June 7-8, 2012
Green River Lakes
Highline Trail (#094)
Clear Creek Trail (#184)
Slide Lake Trail (#147)
Highline Trail (#094)
Lakeside Trail (#144)
+/- 14.2 miles
Beartooth Publishing North Wind River Range
Earthwalk Press North Wind River Range
USGS 7.5 minute Topographical Maps: Green River Lakes
I did this trip as an overnight adventure with a friend of mine early in the summer. The first day, we drove to the Green River Lakes Trailhead and hiked along the Highline Trail (northeastern side of larger lake), past Clear Creek Falls, and enjoyed lunch at the Clear Creek Natural Bridge. As this was in early June, the weather was cold, the water was high, and the rain turned into snow. The water crossings were a little scary, as the logs people had placed across the small creeks were small in diameter and icy, but it seemed too cold to take off our shoes and cross the chilly runoff streams. So, we jumped the water where we could and braved the log-crossings where the water was too high – trekking poles came in handy! Because it was early in the season, we saw several elk, and moose tracks were everywhere in the meadows.
The view of the peaks were amazing through the rainy mist along the Clear Creek Trail, and the natural bridge was a beautiful sight to see.
From Clear Creek Natural Bridge, we hiked back along Clear Creek to the Slide Lake Trail. As this was one of the first trips of the summer, the switchback trail winded me, and I rested at almost every corner of the trail along the Slide Creek Falls. You climb from approximately 8,000 feet to 9,000 feet in less than half a mile, so it’s a great climb to get you in shape at the beginning of the backpacking season!
Creek Falls is a stretch of Slide Creek that flows rapidly down a smooth rock along the right (southwestern) side of the trail. It is a spectacular sight and an enjoyable view while you return your heart rate to normal, as needed.
At the trail’s end, we were greeted by Slide Lake under the majestic Lost Eagle Peak. We had the lake to ourselves but still had a difficult time finding a legal campsite (200 feet from the lake). After collecting firewood, the two of us enjoyed a fire and some whiskey to keep us warm as the sun set and the alpine glow lit up the peaks. I slept in a tent with a zero-degree sleeping bag, but my friend was going tent-less and made a makeshift shelter under the pine tree boughs.
The next morning, I awoke in a tent under two inches of fresh powder.
I peeked outside my tent at my friend and saw that he had pulled out the emergency bivy he carried “just in case” and looked way too still. Tentatively, I called his name. Waking, he rolled around to face me, shook off the snow, and gave me a huge smile. This was his first backpacking trip in the Wind River Range, and he couldn’t be happier that we got snowed on in June!
The morning was chilly, and the hike out was cold.
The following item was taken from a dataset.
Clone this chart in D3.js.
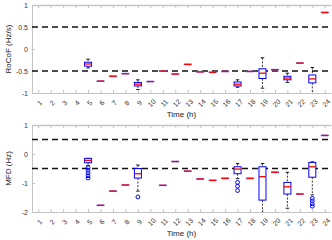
<!DOCTYPE html>
<html>
<head>
<meta charset="utf-8">
<script src="https://cdn.jsdelivr.net/npm/d3@7"></script>
<style>
  body { margin: 0; background: #fff; }
  svg { display: block; font-family: "Liberation Sans", Arial, sans-serif; }
  .axis path, .axis line { stroke: #c4c4c4; }
  .axis text { fill: #333; font-size: 7px; }
  .label { fill: #222; font-size: 8px; }
</style>
</head>
<body>
<svg width="332" height="240"></svg>
<script>
// x categories
const hours = [1, 2, 3, 4, 5, 6, 7, 8, 9, 10, 11, 12, 13, 14, 15, 16, 17, 18, 19, 20, 21, 22, 23, 24];

// RoCoF (Hz/s): boxes and single-value hours
const rocofBoxes = [
  {hour: 5,  lo: -0.43, q1: -0.39, med: -0.34, q3: -0.30, hi: -0.23, out: []},
  {hour: 9,  lo: -0.92, q1: -0.84, med: -0.80, q3: -0.76, hi: -0.70, out: []},
  {hour: 17, lo: -0.87, q1: -0.84, med: -0.80, q3: -0.75, hi: -0.70, out: []},
  {hour: 19, lo: -0.89, q1: -0.67, med: -0.55, q3: -0.45, hi: -0.20, out: []},
  {hour: 21, lo: -0.76, q1: -0.70, med: -0.66, q3: -0.62, hi: -0.55, out: []},
  {hour: 23, lo: -1.05, q1: -0.77, med: -0.68, q3: -0.59, hi: -0.42, out: []}
];
const rocofSingles = [
  {hour: 6, v: -0.73}, {hour: 7, v: -0.62}, {hour: 8, v: -0.56}, {hour: 10, v: -0.74},
  {hour: 11, v: -0.50}, {hour: 12, v: -0.57}, {hour: 13, v: -0.35}, {hour: 14, v: -0.52},
  {hour: 15, v: -0.53}, {hour: 16, v: -0.51}, {hour: 18, v: -0.51}, {hour: 20, v: -0.47},
  {hour: 22, v: -0.32}, {hour: 24, v: 0.83}
];
const rocofTicks = [-1, -0.5, 0, 0.5, 1];

// MFD (Hz): boxes and single-value hours
const mfdBoxes = [
  {hour: 5,  lo: -0.40, q1: -0.30, med: -0.22, q3: -0.15, hi: -0.15, out: [-0.47, -0.56, -0.65, -0.75, -0.83]},
  {hour: 9,  lo: -1.28, q1: -0.83, med: -0.68, q3: -0.50, hi: -0.38, out: [-1.48]},
  {hour: 17, lo: -0.85, q1: -0.68, med: -0.52, q3: -0.44, hi: -0.33, out: [-0.98, -1.11, -1.26]},
  {hour: 19, lo: -2.10, q1: -1.59, med: -0.78, q3: -0.44, hi: -0.33, out: []},
  {hour: 21, lo: -1.87, q1: -1.38, med: -1.13, q3: -0.98, hi: -0.63, out: []},
  {hour: 23, lo: -1.41, q1: -0.80, med: -0.44, q3: -0.29, hi: -0.27, out: [-1.53, -1.62, -1.72, -1.80]}
];
const mfdSingles = [
  {hour: 6, v: -1.77}, {hour: 7, v: -1.28}, {hour: 8, v: -1.07}, {hour: 11, v: -1.08},
  {hour: 12, v: -0.26}, {hour: 13, v: -0.59}, {hour: 14, v: -0.86}, {hour: 15, v: -0.91},
  {hour: 16, v: -0.84}, {hour: 18, v: -0.84}, {hour: 20, v: -0.63}, {hour: 22, v: -1.38},
  {hour: 24, v: 0.64}
];
const mfdTicks = [-2, -1, 0, 1];

const limits = [-0.5, 0.5];

const svg = d3.select("svg");
const left = 32, right = 331, bw = 7;

const x = d3.scaleLinear().domain([0.5, 24.5]).range([left, right]);

function panel(id, top, bottom, yDomain, yTicks, boxes, singles, ylabel) {
  const y = d3.scaleLinear().domain(yDomain).range([bottom, top]);
  const g = svg.append("g");

  g.append("clipPath").attr("id", id)
    .append("rect")
    .attr("x", left).attr("y", top)
    .attr("width", right - left).attr("height", bottom - top);

  g.append("g").attr("class", "axis")
    .attr("transform", "translate(0," + top + ")")
    .call(d3.axisTop(x).tickValues(hours).tickSizeInner(-3).tickSizeOuter(0).tickFormat(""))
    .select("path").attr("stroke-width", 1.5);

  const xa = g.append("g").attr("class", "axis")
    .attr("transform", "translate(0," + bottom + ")")
    .call(d3.axisBottom(x).tickValues(hours).tickSizeInner(-3).tickSizeOuter(0).tickPadding(6));
  xa.selectAll("text")
    .attr("text-anchor", "middle")
    .attr("dy", "0.35em")
    .attr("transform", function() {
      return "rotate(-45," + d3.select(this.parentNode).datum() + ",0)";
    })
    .attr("x", 1)
    .attr("y", 9);
  xa.selectAll(".tick text").attr("transform", null)
    .attr("transform", "translate(1,10) rotate(-45)")
    .attr("x", 0).attr("y", 0);

  g.append("g").attr("class", "axis")
    .attr("transform", "translate(" + left + ",0)")
    .call(d3.axisLeft(y).tickValues(yTicks).tickSizeInner(-3).tickSizeOuter(0).tickPadding(4)
      .tickFormat(d => String(d)));

  const plot = g.append("g").attr("clip-path", "url(#" + id + ")");

  plot.selectAll(".limit").data(limits).enter()
    .append("line")
    .attr("x1", left).attr("x2", right)
    .attr("y1", d => y(d)).attr("y2", d => y(d))
    .attr("stroke", "#111").attr("stroke-width", 1.4)
    .attr("stroke-dasharray", "6,4");

  const b = plot.selectAll(".box").data(boxes).enter().append("g");

  b.append("line")
    .attr("x1", d => x(d.hour)).attr("x2", d => x(d.hour))
    .attr("y1", d => y(d.hi)).attr("y2", d => y(d.q3))
    .attr("stroke", "#000").attr("stroke-width", 0.8).attr("stroke-dasharray", "2,1.5");
  b.append("line")
    .attr("x1", d => x(d.hour)).attr("x2", d => x(d.hour))
    .attr("y1", d => y(d.q1)).attr("y2", d => y(d.lo))
    .attr("stroke", "#000").attr("stroke-width", 0.8).attr("stroke-dasharray", "2,1.5");
  b.selectAll(".cap").data(d => [d.lo, d.hi].map(v => ({h: d.hour, v: v}))).enter()
    .append("line")
    .attr("x1", d => x(d.h) - bw / 4).attr("x2", d => x(d.h) + bw / 4)
    .attr("y1", d => y(d.v)).attr("y2", d => y(d.v))
    .attr("stroke", "#000").attr("stroke-width", 0.9);
  b.append("rect")
    .attr("x", d => x(d.hour) - bw / 2).attr("width", bw)
    .attr("y", d => y(d.q3)).attr("height", d => Math.max(1, y(d.q1) - y(d.q3)))
    .attr("fill", "#fff").attr("stroke", "#0000ff").attr("stroke-width", 1);
  b.append("line")
    .attr("x1", d => x(d.hour) - bw / 2).attr("x2", d => x(d.hour) + bw / 2)
    .attr("y1", d => y(d.med)).attr("y2", d => y(d.med))
    .attr("stroke", "#ff0000").attr("stroke-width", 1.3);
  b.selectAll(".out").data(d => d.out.map(v => ({h: d.hour, v: v}))).enter()
    .append("circle")
    .attr("cx", d => x(d.h)).attr("cy", d => y(d.v)).attr("r", 1.9)
    .attr("fill", "none").attr("stroke", "#0000ff").attr("stroke-width", 1);

  const s = plot.selectAll(".single").data(singles).enter().append("g");
  s.append("line")
    .attr("x1", d => x(d.hour) - bw / 2 - 0.5).attr("x2", d => x(d.hour) + bw / 2 + 0.5)
    .attr("y1", d => y(d.v)).attr("y2", d => y(d.v))
    .attr("stroke", "#6a6aff").attr("stroke-width", 1.6);
  s.append("line")
    .attr("x1", d => x(d.hour) - bw / 2).attr("x2", d => x(d.hour) + bw / 2)
    .attr("y1", d => y(d.v)).attr("y2", d => y(d.v))
    .attr("stroke", "#ff0000").attr("stroke-width", 1.3);

  g.append("text").attr("class", "label")
    .attr("text-anchor", "middle")
    .attr("transform", "translate(11," + (top + bottom) / 2 + ") rotate(-90)")
    .text(ylabel);

  g.append("text").attr("class", "label")
    .attr("text-anchor", "middle")
    .attr("x", (left + right) / 2).attr("y", bottom + 24)
    .text("Time (h)");
}

panel("clipA", 5, 93, [-1, 1], rocofTicks, rocofBoxes, rocofSingles, "RoCoF (Hz/s)");
panel("clipB", 125, 212, [-2, 1], mfdTicks, mfdBoxes, mfdSingles, "MFD (Hz)");
</script>
</body>
</html>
We had to don rain gear because everything brushing our clothes was wet with yesterday’s rain and last night’s snow, now melting in the morning. The hike downhill was much easier on the way out, and we made better time without my “breathing breaks”. The water crossings were a bit more sketchy with ice and frost on the logs, so we were much more careful on the way out. We hopped marshy spots in the meadow between the two Green River Lakes to hike out on the Lakeside Trail (southwestern side of the bigger lake). There were several trees down along this side of the lake, as beetle-killed trees on a north-facing slope usually result in many fallen trees after the winter. As the clouds lifted, the lake shimmered, and we were able to shed some layers and enjoy the beautiful June day.
To me, the hike to Slide Lake is the perfect overnight trip. The elevation gain makes for a wonderful start to getting fit at the beginning of summer with a light pack or as a way to acclimate to the elevation in the Winds. Not to be underestimated, the views of Squaretop, Flat Top, and Lost Eagle Peak are breathtaking, even from the parking lot! I would recommend bringing bear spray for bear and/or moose along this trail, especially in the spring or early summer. And the additional couple miles to get to Clear Creek Natural Bridge is well worth the side trip, but be prepared for any weather! Enjoy!